Era uma noite de quinta tipicamente movimentada no Cais do Sodré. Naquela que parecia ser apenas mais uma soirée de boémia lisboeta, a Rua Cor de Rosa estava pronta a receber mais um Jameson Urban Routes, o habitual micro-festival a calhar entre os fins de outubro e inícios de novembro com o que de melhor tem a cena da música underground nacional e internacional. Com a edição passada bem presente na memória, na qual a Jameson trouxe ao estimadíssimo Musicbox nomes como Future Islands e Memória de Peixe, o público não perdeu tempo a fazer fila à porta do recinto com antecedência distinguível, carregando a promessa de entrada gratuita e em expectativa por alguns dos mais promissores sons que por cá se cantam.

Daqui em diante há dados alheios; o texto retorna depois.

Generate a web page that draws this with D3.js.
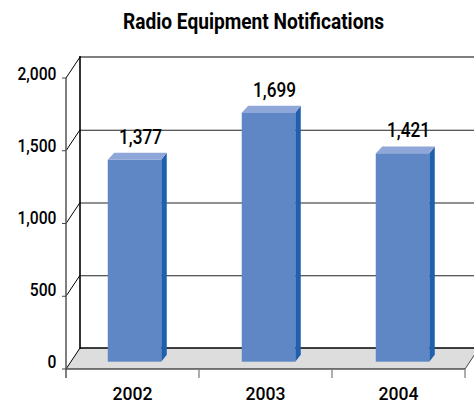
<!DOCTYPE html>
<html><head><meta charset="utf-8">
<script src="https://cdn.jsdelivr.net/npm/d3@7"></script>
<style>html,body{margin:0;padding:0;background:#fff}svg{display:block}text{font-family:Roboto,sans-serif;fill:#000}</style>
</head><body><svg id="c" width="474" height="404"></svg>
<script>
const title = "Radio Equipment Notifications";
const categories = ["2002","2003","2004"];
const values = [1377,1699,1421];
const labels = ["1,377","1,699","1,421"];
const yTicks = [0,500,1000,1500,2000];
const yTickLabels = ["0","500","1,000","1,500","2,000"];

const svg = d3.select("#c");
const DX = 14, DY = -21;
const x = d3.scaleBand().domain(categories).range([66,465]);
const barX = d3.scaleBand().domain(categories).range([67.5,469.5]);
const y = d3.scaleLinear().domain([0,2000]).range([369,78]);
const barY = d3.scaleLinear().domain([0,2000]).range([361.7,68.5]);
const labelY = d3.scaleLinear().domain([0,2000]).range([367.7,80]);
const right = x.range()[1];

// floor
svg.append("path").attr("d",`M${66},${y(0)}L${66+DX},${y(0)+DY}L${right+DX},${y(0)+DY}L${right},${y(0)}Z`).attr("fill","#dddddd");
// back gridlines
svg.selectAll("line.g").data(yTicks.slice(1,-1)).join("line")
 .attr("x1",66+DX).attr("x2",right+DX).attr("y1",d=>y(d)+DY+.5).attr("y2",d=>y(d)+DY+.5)
 .attr("stroke","#222").attr("stroke-width",1);
// side-wall diagonals
svg.selectAll("line.d").data(yTicks).join("line")
 .attr("x1",66).attr("y1",d=>y(d)).attr("x2",66+DX).attr("y2",d=>y(d)+DY)
 .attr("stroke","#000").attr("stroke-width",1);
// wall edges
svg.append("line").attr("x1",66+DX).attr("x2",66+DX).attr("y1",y(2000)+DY-1).attr("y2",y(0)+DY+1).attr("stroke","#000").attr("stroke-width",1.6);
svg.append("line").attr("x1",66+DX).attr("x2",right+DX).attr("y1",y(2000)+DY).attr("y2",y(2000)+DY).attr("stroke","#000").attr("stroke-width",1.2);
svg.append("line").attr("x1",66+DX).attr("x2",right+DX).attr("y1",y(0)+DY).attr("y2",y(0)+DY).attr("stroke","#000").attr("stroke-width",1.6);
svg.append("line").attr("x1",right).attr("x2",right+DX).attr("y1",y(0)).attr("y2",y(0)+DY).attr("stroke","#444").attr("stroke-width",1);
// front x axis
svg.append("line").attr("x1",66).attr("x2",right).attr("y1",y(0)).attr("y2",y(0)).attr("stroke","#000").attr("stroke-width",1.2);
// front y axis
svg.append("line").attr("x1",66).attr("x2",66).attr("y1",y(2000)).attr("y2",y(0)+9).attr("stroke","#555").attr("stroke-width",1.5);
svg.selectAll("line.yt").data(yTicks).join("line").attr("x1",62).attr("x2",66).attr("y1",d=>y(d)).attr("y2",d=>y(d)).attr("stroke","#444").attr("stroke-width",1);
const xt = categories.map(c=>x(c)).concat([right]);
svg.selectAll("line.xt").data(xt.slice(1)).join("line").attr("x1",d=>d).attr("x2",d=>d).attr("y1",y(0)).attr("y2",y(0)+9).attr("stroke","#777").attr("stroke-width",1.2);

// bars
const bw = 53.5, bdx = 5.5, bdy = -7;
const bx = c => barX(c)+barX.bandwidth()/2-bw/2;
const g = svg.selectAll("g.b").data(categories.map((c,i)=>({c,v:values[i],l:labels[i]}))).join("g");
g.append("path").attr("fill","#1f5fad").attr("d",d=>{const l=bx(d.c)+bw,t=barY(d.v),b=barY(0);return `M${l},${t}L${l+bdx},${t+bdy}L${l+bdx},${b+bdy}L${l},${b}Z`;});
g.append("path").attr("fill","#8ea6d8").attr("d",d=>{const l=bx(d.c),t=barY(d.v);return `M${l},${t}L${l+bdx+1},${t+bdy}L${l+bw+bdx},${t+bdy}L${l+bw},${t}Z`;});
g.append("rect").attr("fill","#5f87c6").attr("x",d=>bx(d.c)).attr("width",bw).attr("y",d=>barY(d.v)).attr("height",d=>barY(0)-barY(d.v));
g.append("text").attr("x",d=>bx(d.c)+bw/2+6).attr("y",d=>barY(d.v)-16).attr("text-anchor","middle").attr("font-size",19.5).attr("font-weight",500).attr("textLength",43).attr("lengthAdjust","spacingAndGlyphs").text(d=>d.l);

// labels
svg.selectAll("text.yl").data(yTicks).join("text").attr("class","yl").attr("x",56.5).attr("y",d=>labelY(d)).attr("text-anchor","end").attr("font-size",18).attr("font-weight",500)
  .text((d,i)=>yTickLabels[i]).each(function(){this.setAttribute("textLength",this.getComputedTextLength()*0.87);this.setAttribute("lengthAdjust","spacingAndGlyphs");});
svg.selectAll("text.xl").data(categories).join("text").attr("class","xl").attr("x",d=>x(d)+x.bandwidth()/2).attr("y",400).attr("text-anchor","middle").attr("font-size",19).attr("font-weight",500).attr("textLength",40).attr("lengthAdjust","spacingAndGlyphs").text(d=>d);
svg.append("text").attr("x",253.5).attr("y",29).attr("text-anchor","middle").attr("font-size",22).attr("font-weight",700).attr("textLength",261).attr("lengthAdjust","spacingAndGlyphs").text(title);
</script></body></html>
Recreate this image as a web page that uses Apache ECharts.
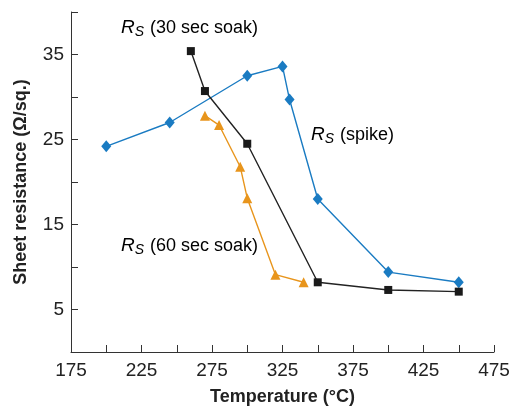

O primeiro deles, passadas as confusões da entrada e admirada a especial decoração à la Jameson para a noite, veio de Caldas da Rainha e tem progressivamente vindo a estabelecer o seu espaço no alternativo português. São os Cave Story e tomam o palco do Musicbox de rajada, perdendo pouco tempo com apresentações e formalidades. Aquém a alguns problemas de som, cruzes que carrega quem abre a noite, o trio das Caldas deixou uma performance energética e de atitude arrojada, circulando pelo ainda limitado repertório que constitui o seu EP, Spider Tracks. Contagiando o público com a sua musicalidade, o colectivo provou ser manifestamente melhor ao vivo que em estúdio – talvez porque, deambulando em extensas jams e solos entre músicas, deixem passar mais da sua habilidade técnica e coesão, em detrimento das suas apenas aceitáveis composições, ora lembrando uns Thee Oh Sees no seu mais abrasivo, ora uns Strokes no seu mais melódico.
Bem melhores em todas as frentes foram os Galgo, próxima banda a subir ao palco do Urban Routes. Tal como os Cave Story, não fazem esforço por esconder as suas influências: uns Foals da década passada são os mais instantaneamente reconhecíveis, bem como certas divagações floydianas e uma aptidão rítmica tão explorada pelo prog rock. Mas, ao contrário dos colegas, os Galgo são munidos de uma irrepreensibilidade técnica, melódica e criativa que permeia o seu mais recente lançamento, EP5, e que, mais que em algumas das suas recentes performances, brilhou de forma inenarrável a noite passada, entre as quatro paredes directamente abaixo da Rua do Alecrim. Entre jams improvisadas, mudanças de assinatura e inesperadas acelerações/abrandamentos de tempo, tudo encaixava na deliciosamente esquizofrénica música dos Galgo, decerto um dos nomes a apontar para futura referência da música que por aqui se faz (aqui fica também um elogio em especial para a Joana Batista, baterista da banda e, na humilde opinião deste redactor, a estrela em ascensão desta noite no Musicbox).
Por último (em termos de concertos, pelo menos), o mais antecipado. Como se a presença dos colegas Éme e Iguanas não o denunciasse, teríamos performance da Cafetra, e não de qualquer artista: as irmãs Júlia e Maria Reis, vulgo Pega Monstro, que recentemente têm contraído dos fãs uma espécie de título de princesas do lo-fi português, atraíram considerável multidão para o insuficiente espaço do Musicbox. Ainda que de poucas palavras e com uma postura que denunciava a sua manifesta timidez em palco, as manas Pega Monstro deram um concerto com muito de místico à mistura: por um lado, os temas do disco novo, Alfarroba, estavam lá, revestidas do punk hostil que sempre as caracterizou; por outro, era com enorme ímpeto que Júlia e Maria incorriam em segmentos daquilo que, com um pouco menos de finesse, se poderia chamar “barulho”: arrojados turbilhões de distorção, delay, reverb e pratos, nos quais saltava à vista a versatilidade vocal das manas, bem como a sua aptidão para a criação de verdadeiras paredes de som. A reacção do público era concordante, desde efusivos saltos e pequenos moshpits nos primeiros (Branca, Amêndoa Amarga e Estrada arrancaram especiais aplausos) a momentos de pura contemplação nos segundos.
Tão rápido vieram como se foram, e o resto da noite ficou a cargo dos DJ sets de Piloosky e Magazino. Por qualquer padrão de comparação, foi graciosa a primeira noite deste Jameson Urban Routes que não mais que acabou de começar. Aos músicos, um ‘bem-haja’ pelas meritórias performances que foram embelezando a noite; aos festivaleiros, um ‘até já’, que ainda há muito para ouvir e admirar no Musicbox.